Hosted by: Qiang Li

Composition tuning in compound semiconductors allows for band structure engineering, which opens many avenues in fundamental and applied research. Here, I will show the application of band structure engineering in optimizing the electronic properties of bulk thermoelectric materials as well as probing the surface transport of topological insulator thin films. The main motivation of current thermoelectric research is to optimize the figure of merit ZT, so that the efficiency can be improved in (i) recovering waste industrial heat as well as (ii) providing local cooling of electronic devices. However, it is a challenge to independently tune the thermoelectric parameters that lead to high ZTs.

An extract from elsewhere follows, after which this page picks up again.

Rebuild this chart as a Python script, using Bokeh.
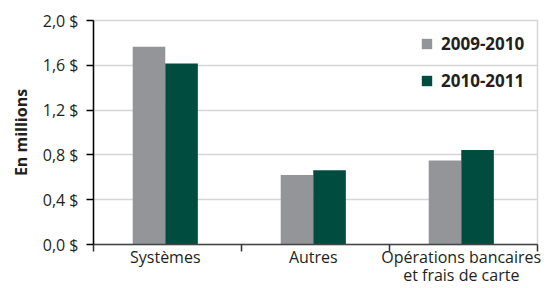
import numpy as np
from bokeh.plotting import figure
from bokeh.models import ColumnDataSource, Range1d, FixedTicker
from bokeh.transform import dodge
from bokeh.embed import file_html
from bokeh.resources import INLINE

categories = ["Systèmes", "Autres", "Opérations bancaires\net frais de carte"]
series_names = ["2009-2010", "2010-2011"]
values_2009 = [1.765, 0.62, 0.75]
values_2010 = [1.615, 0.663, 0.843]
y_ticks = [0.0, 0.4, 0.8, 1.2, 1.6, 2.0]
y_tick_labels = ["0,0 $", "0,4 $", "0,8 $", "1,2 $", "1,6 $", "2,0 $"]

GRAY = "#939598"
GREEN = "#004c3f"
FONT = "Open Sans"

# each category occupies one unit; the bar pair sits slightly left of the unit centre
pair_centers = [i + 0.485 for i in range(len(categories))]
source = ColumnDataSource(dict(x=pair_centers, a=values_2009, b=values_2010))

p = figure(width=550, height=288, output_backend="svg", toolbar_location=None,
           x_range=Range1d(0, len(categories)), y_range=Range1d(0, 2.0),
           min_border_left=93, min_border_right=13, min_border_top=20, min_border_bottom=41)

p.vbar(x=dodge("x", -0.11, range=p.x_range), top="a", width=0.22, source=source,
       color=GRAY, line_color=None, legend_label=series_names[0])
p.vbar(x=dodge("x", 0.11, range=p.x_range), top="b", width=0.22, source=source,
       color=GREEN, line_color=None, legend_label=series_names[1])

# axes
p.xaxis.ticker = FixedTicker(ticks=pair_centers, minor_ticks=list(range(len(categories) + 1)))
p.xaxis.major_label_overrides = {c: lab for c, lab in zip(pair_centers, categories)}
p.xaxis.major_tick_out = 0
p.xaxis.major_tick_in = 0
p.xaxis.minor_tick_out = 7
p.xaxis.minor_tick_in = 0
p.xaxis.minor_tick_line_color = "#333333"
p.xaxis.minor_tick_line_width = 1.5
p.xaxis.axis_line_color = "#444444"
p.xaxis.axis_line_width = 1.5
p.xaxis.major_label_standoff = -6
p.xaxis.major_label_text_font = FONT
p.xaxis.major_label_text_font_size = "16px"
p.xaxis.major_label_text_color = "#231f20"
p.xaxis.major_label_text_line_height = 0.82

p.yaxis.ticker = FixedTicker(ticks=y_ticks)
p.yaxis.major_label_overrides = {t: lab for t, lab in zip(y_ticks, y_tick_labels)}
p.yaxis.minor_tick_line_color = None
p.yaxis.major_tick_out = 7
p.yaxis.major_tick_in = 0
p.yaxis.major_tick_line_color = "#000000"
p.yaxis.major_tick_line_width = 1.5
p.yaxis.axis_line_color = "#000000"
p.yaxis.axis_line_width = 1.5
p.yaxis.major_label_standoff = 8
p.yaxis.major_label_text_font = FONT
p.yaxis.major_label_text_font_size = "16px"
p.yaxis.major_label_text_color = "#231f20"
p.yaxis.axis_label = "En millions"
p.yaxis.axis_label_text_font = FONT
p.yaxis.axis_label_text_font_style = "bold"
p.yaxis.axis_label_text_font_size = "16px"
p.yaxis.axis_label_text_color = "#231f20"
p.yaxis.axis_label_standoff = 8

p.xgrid.grid_line_color = None
p.ygrid.ticker = FixedTicker(ticks=y_ticks)
p.ygrid.grid_line_color = "#d5d6d7"
p.ygrid.grid_line_width = 1.5
p.outline_line_color = "#d5d6d7"
p.outline_line_width = 1.5

# legend
lg = p.legend[0]
lg.margin = 0
lg.padding = 0
lg.border_line_color = None
lg.background_fill_alpha = 0
lg.glyph_width = 13
lg.glyph_height = 13
lg.label_height = 13
lg.label_standoff = 8
lg.spacing = 14
lg.label_text_font = FONT
lg.label_text_font_style = "bold"
lg.label_text_font_size = "17px"
lg.label_text_color = "#231f20"
lg.location = (327, 152)

open("out.html", "w").write(file_html(p, INLINE))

We have found that Mg2Si1-xSnx thermoelectric material not only shows excellent thermoelectric performance but also exhibits decoupled Seebeck coefficient (α) and electrical conductivity (σ). We discover the convergence of two conduction bands in this material, which enhances the density-of-states effective mass and α in a large temperature range, without any detrimental effect on σ. Thus, a significantly improved power factor (PF = α2σ) is achieved, which results in a record high ZT in this material. Another material example with interesting consequences of band structure engineering is (Bi1-xSbx)2Te3. This material has become a mainstream material in the research of 3D topological insulators due to their potential to obtain surface transport protected by time-reversal-symmetry. I will show that using molecular beam epitaxy technique we can (i) tune the Bi/Sb ratio and (ii) control the thickness (as thin as several quintuple layers), which allow the observation of a dramatic distinction in electronic transport between high quality films and their bulk counterparts. An insulating-like regime has been obtained, which has enabled studies of magneto-resistance and thermoelectric properties associated with surface states.